Your task is to retype the lines from the opening of the material through the line that includes "cycles = np.arange(1, 41)". Do not copy the pictures.

▶ Raw data:
>> Start

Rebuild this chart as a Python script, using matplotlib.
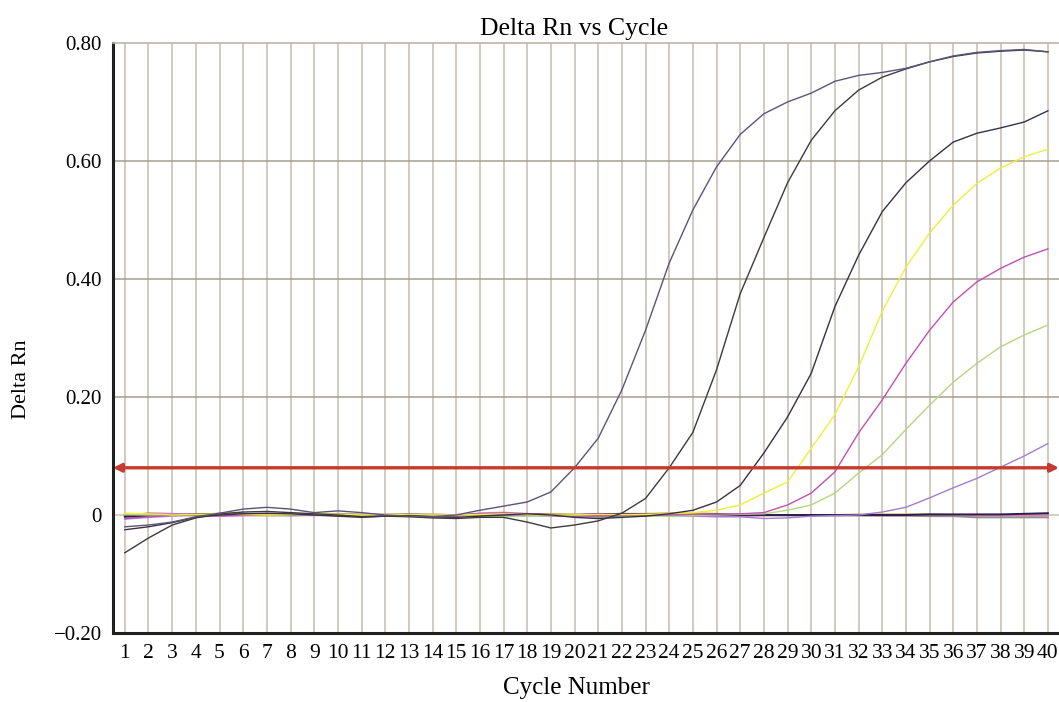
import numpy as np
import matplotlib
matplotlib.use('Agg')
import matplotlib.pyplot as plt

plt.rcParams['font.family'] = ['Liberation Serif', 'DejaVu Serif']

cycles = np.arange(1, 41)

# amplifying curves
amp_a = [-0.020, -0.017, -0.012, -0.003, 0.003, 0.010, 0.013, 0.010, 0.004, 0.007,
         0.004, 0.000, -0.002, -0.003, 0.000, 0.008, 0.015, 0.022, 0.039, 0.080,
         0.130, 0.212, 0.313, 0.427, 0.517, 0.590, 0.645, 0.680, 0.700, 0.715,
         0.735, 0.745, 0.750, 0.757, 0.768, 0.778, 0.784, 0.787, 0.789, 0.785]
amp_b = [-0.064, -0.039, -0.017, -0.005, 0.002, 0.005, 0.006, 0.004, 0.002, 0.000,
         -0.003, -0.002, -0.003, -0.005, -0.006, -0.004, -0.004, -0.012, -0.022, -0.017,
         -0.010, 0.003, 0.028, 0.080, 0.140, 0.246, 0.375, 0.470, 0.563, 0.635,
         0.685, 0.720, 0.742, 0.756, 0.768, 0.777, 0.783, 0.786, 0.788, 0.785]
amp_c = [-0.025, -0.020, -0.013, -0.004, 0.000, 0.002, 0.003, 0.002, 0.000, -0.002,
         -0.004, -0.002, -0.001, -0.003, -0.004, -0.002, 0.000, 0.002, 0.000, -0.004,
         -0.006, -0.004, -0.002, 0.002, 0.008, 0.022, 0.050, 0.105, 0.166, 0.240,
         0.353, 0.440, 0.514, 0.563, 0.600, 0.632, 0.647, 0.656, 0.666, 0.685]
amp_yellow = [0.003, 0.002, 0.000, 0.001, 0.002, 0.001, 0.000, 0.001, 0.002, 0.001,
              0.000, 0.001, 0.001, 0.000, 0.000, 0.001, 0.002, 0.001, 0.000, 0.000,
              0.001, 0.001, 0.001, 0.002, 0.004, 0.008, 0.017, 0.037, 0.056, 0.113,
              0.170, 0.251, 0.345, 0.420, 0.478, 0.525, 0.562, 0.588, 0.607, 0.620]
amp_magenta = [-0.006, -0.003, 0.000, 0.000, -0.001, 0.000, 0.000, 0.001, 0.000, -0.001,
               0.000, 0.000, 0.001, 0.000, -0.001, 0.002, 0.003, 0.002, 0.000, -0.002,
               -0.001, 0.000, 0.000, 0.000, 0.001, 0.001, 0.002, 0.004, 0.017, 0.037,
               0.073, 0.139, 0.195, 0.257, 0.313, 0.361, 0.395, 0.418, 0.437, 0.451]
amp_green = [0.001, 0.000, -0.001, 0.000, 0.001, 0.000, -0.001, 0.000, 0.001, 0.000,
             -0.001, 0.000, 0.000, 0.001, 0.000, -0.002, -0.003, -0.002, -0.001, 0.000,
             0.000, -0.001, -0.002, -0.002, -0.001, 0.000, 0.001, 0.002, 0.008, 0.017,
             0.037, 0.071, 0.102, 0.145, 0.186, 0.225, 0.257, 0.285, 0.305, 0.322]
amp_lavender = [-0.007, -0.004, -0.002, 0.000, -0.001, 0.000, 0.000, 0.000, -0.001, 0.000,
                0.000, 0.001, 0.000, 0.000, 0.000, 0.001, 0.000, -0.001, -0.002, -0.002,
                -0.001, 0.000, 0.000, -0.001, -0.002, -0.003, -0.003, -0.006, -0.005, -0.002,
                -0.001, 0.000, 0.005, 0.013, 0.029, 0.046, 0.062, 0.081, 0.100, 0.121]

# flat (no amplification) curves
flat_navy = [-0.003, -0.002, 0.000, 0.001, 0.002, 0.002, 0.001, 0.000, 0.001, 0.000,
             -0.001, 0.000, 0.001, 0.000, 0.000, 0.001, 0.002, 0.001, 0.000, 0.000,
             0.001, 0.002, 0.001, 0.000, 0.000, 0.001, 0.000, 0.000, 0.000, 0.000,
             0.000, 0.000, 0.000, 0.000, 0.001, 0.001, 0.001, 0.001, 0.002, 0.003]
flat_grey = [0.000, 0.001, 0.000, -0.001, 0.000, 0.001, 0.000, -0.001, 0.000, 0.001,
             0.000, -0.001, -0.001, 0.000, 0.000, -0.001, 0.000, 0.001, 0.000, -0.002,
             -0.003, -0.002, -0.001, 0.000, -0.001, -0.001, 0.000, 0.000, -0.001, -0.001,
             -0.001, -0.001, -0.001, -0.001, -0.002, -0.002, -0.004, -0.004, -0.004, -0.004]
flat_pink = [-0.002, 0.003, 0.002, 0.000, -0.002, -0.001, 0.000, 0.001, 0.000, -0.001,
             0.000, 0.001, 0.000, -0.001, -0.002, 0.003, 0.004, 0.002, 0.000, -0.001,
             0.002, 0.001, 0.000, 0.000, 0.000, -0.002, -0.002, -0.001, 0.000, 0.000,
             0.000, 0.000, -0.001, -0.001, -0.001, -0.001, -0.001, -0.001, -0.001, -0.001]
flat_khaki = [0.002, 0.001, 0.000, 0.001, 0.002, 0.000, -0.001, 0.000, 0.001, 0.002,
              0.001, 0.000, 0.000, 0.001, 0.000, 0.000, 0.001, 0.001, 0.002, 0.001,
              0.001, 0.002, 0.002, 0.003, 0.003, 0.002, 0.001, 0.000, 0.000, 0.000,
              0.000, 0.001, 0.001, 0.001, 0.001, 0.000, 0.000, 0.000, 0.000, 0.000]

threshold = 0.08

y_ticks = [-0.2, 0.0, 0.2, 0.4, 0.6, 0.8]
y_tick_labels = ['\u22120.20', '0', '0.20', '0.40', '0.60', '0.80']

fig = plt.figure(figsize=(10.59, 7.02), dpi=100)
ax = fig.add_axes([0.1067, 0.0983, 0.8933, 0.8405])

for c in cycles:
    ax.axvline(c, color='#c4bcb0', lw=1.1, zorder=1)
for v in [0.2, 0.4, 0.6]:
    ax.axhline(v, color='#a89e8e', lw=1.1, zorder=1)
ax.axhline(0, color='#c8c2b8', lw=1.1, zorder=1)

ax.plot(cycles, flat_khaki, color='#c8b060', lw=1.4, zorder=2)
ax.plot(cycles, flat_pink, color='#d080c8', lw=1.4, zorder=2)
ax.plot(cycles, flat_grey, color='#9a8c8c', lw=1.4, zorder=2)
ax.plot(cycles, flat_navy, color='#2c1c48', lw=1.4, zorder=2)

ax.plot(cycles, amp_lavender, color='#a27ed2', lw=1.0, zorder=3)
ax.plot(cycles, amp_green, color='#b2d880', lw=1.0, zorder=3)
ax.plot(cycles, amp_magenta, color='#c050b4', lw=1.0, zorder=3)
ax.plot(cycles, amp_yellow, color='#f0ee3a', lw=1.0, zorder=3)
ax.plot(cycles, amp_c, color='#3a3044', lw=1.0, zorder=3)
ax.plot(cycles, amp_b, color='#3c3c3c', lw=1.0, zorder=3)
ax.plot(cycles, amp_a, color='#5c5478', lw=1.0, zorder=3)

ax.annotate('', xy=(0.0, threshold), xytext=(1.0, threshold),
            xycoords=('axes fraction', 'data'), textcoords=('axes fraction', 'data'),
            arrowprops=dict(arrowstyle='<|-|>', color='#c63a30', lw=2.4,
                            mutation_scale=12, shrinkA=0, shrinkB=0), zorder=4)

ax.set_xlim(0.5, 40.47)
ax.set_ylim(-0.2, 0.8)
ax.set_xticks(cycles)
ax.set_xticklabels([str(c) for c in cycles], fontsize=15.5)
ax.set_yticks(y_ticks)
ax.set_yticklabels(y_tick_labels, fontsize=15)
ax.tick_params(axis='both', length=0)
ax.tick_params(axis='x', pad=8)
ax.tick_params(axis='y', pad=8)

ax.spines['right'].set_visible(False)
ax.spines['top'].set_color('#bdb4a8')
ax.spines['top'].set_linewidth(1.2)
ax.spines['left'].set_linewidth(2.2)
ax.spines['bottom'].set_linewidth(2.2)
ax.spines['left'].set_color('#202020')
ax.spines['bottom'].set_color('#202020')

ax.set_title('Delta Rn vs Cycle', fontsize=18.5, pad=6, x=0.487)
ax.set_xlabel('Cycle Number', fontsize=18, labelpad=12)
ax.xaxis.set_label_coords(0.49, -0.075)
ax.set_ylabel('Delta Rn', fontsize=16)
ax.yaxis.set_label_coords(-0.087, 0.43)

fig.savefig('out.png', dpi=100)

>> End

▶ Result for this task:
Rebuild this chart as a Python script, using matplotlib.
import numpy as np
import matplotlib
matplotlib.use('Agg')
import matplotlib.pyplot as plt

plt.rcParams['font.family'] = ['Liberation Serif', 'DejaVu Serif']

cycles = np.arange(1, 41)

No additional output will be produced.